Montreal claims Secret Cup with 4-2 win over Toronto, Poulin scores game-winner

May 30, 2021 | 4:43 PM

CALGARY — Marie-Philip Poulin scored the third-period game-winner for Montreal in Sunday’s 4-2 win over Toronto to claim the Secret Cup.

Poulin, the captain of the Canadian women’s hockey team, also had two assists for a three-point outing.

Jesse Eldridge had a goal and an assist, Catherine Dubois also scored and Sarah Lefort added an empty-net goal for Montreal. Goaltender Ann-Renee Desbiens made 19 saves in the win.

Sarah Nurse had a goal and an assist and Brianne Jenner also scored for Toronto. Shea Tiley had 25 saves in the loss.

Sixty Canadian players on three teams from Toronto, Montreal and Calgary played a double round-robin in both the Seven Chiefs Sportsplex on the Tsuu’tina Nation and the Saddledome.

Montreal (3-1-0) and Toronto (2-2-0) advanced to Sunday’s championship game at the Saddledome. Calgary finished 1-3-0.

Montreal and Toronto went 1-1 against each other in the round robin with the former winning 6-1 to open the tournament, and Toronto pulling out a 4-3 win on Thursday.

Poulin led the Professional Women’s Hockey Player’s Association Secret Cup in scoring with five goals and six assists in five games.

Forty-eight participants had played on a national women’s team at some point in their careers and 21 were among 28 invited to congregate in Calgary in July to try out for Canada’s 2022 Olympic team.

The PWHPA rose from the collapse of the Canadian Women’s Hockey League folding two years ago.

The goal of the movement, which includes Canadian and U.S. national team stars, is a sustainable women’s professional league that provides the competitive supports the men’s pros get, and a living wage.

The PWHPA held a series of showcase tournaments and games in 2019-20 on both sides of the border under the banner of the Dream Gap Tour to garner support for their cause.

The cancellation of both the 2020 and 2021 women’s world hockey championship in Nova Scotia because of COVID-19, plus pandemic restrictions across Canada barring Dream Gap Tour events in 2020-21, created a women’s hockey desert for the country’s top players.

The Secret Cup offered the first elite women’s hockey games in Canada since a PWHPA tournament in Toronto in January 2020.

Montreal’s Bauer was able to skate together as a group this winter more than Toronto’s Sonnet and Calgary’s Scotiabank.

Because Montreal’s group included 17 players in the national women’s hockey team pool, Bauer obtained exemptions from the Quebec government to practise with more regularity than Toronto and Calgary.

Montreal also had a day of rest heading into Sunday’s final. Toronto played its second game in as many days following a 3-2 loss to Calgary on Saturday.

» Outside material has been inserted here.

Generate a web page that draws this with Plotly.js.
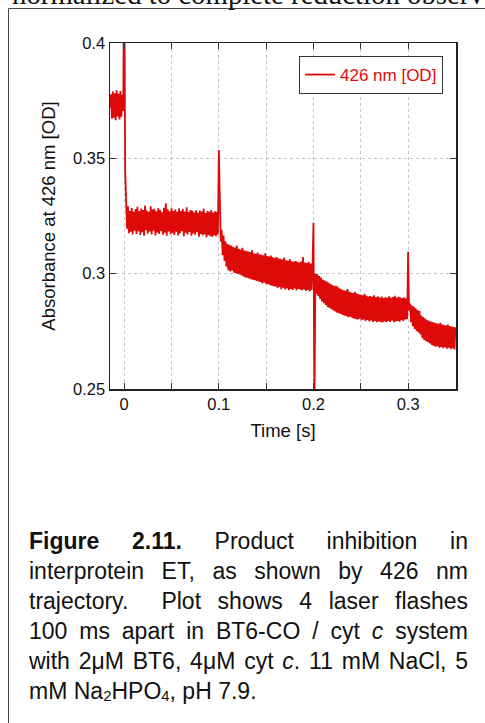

The score was tied 2-2 heading into the third.

Toronto didn’t produce a go-ahead goal out of a pair of power-play chances before Poulin made it 3-2 at 14:28. Eldridge gathered her own rebound and from the mid-boards fed Poulin for the one-timer.

After a goal-free first period, Montreal’s Eldridge scored the game’s first goal, batting a second rebound past Tiley’s outstretched pad at 4:43 of the second.

Montreal led 2-0 on a Dubois goal at 11:29. The puck squirted out to Dubois during a goal-mouth scramble. She had time to go backhand to forehand over a sprawling Tiley.

Toronto’s Nurse halved the deficit 18 seconds later. Nurse’s shot from the high slot deflected off Desbiens’ blocker and over the goaltender’s head into the net.

Jenner pulled Toronto even with 23 seconds remaining in the second period. Nurse won the offensive-zone draw to send the puck back to Jenner, who used the screen to beat Desbiens far side.

Desbiens foiled a pair of two-on-one chances involving Natalie Spooner and Loren Gabel in the opening period.

Alberta health authorities approved PWHPA’s pandemic protocols adopted from Hockey Canada’s for this year’s world junior men’s hockey championship in Edmonton.

Sportsnet carried the final three games and streamed all seven.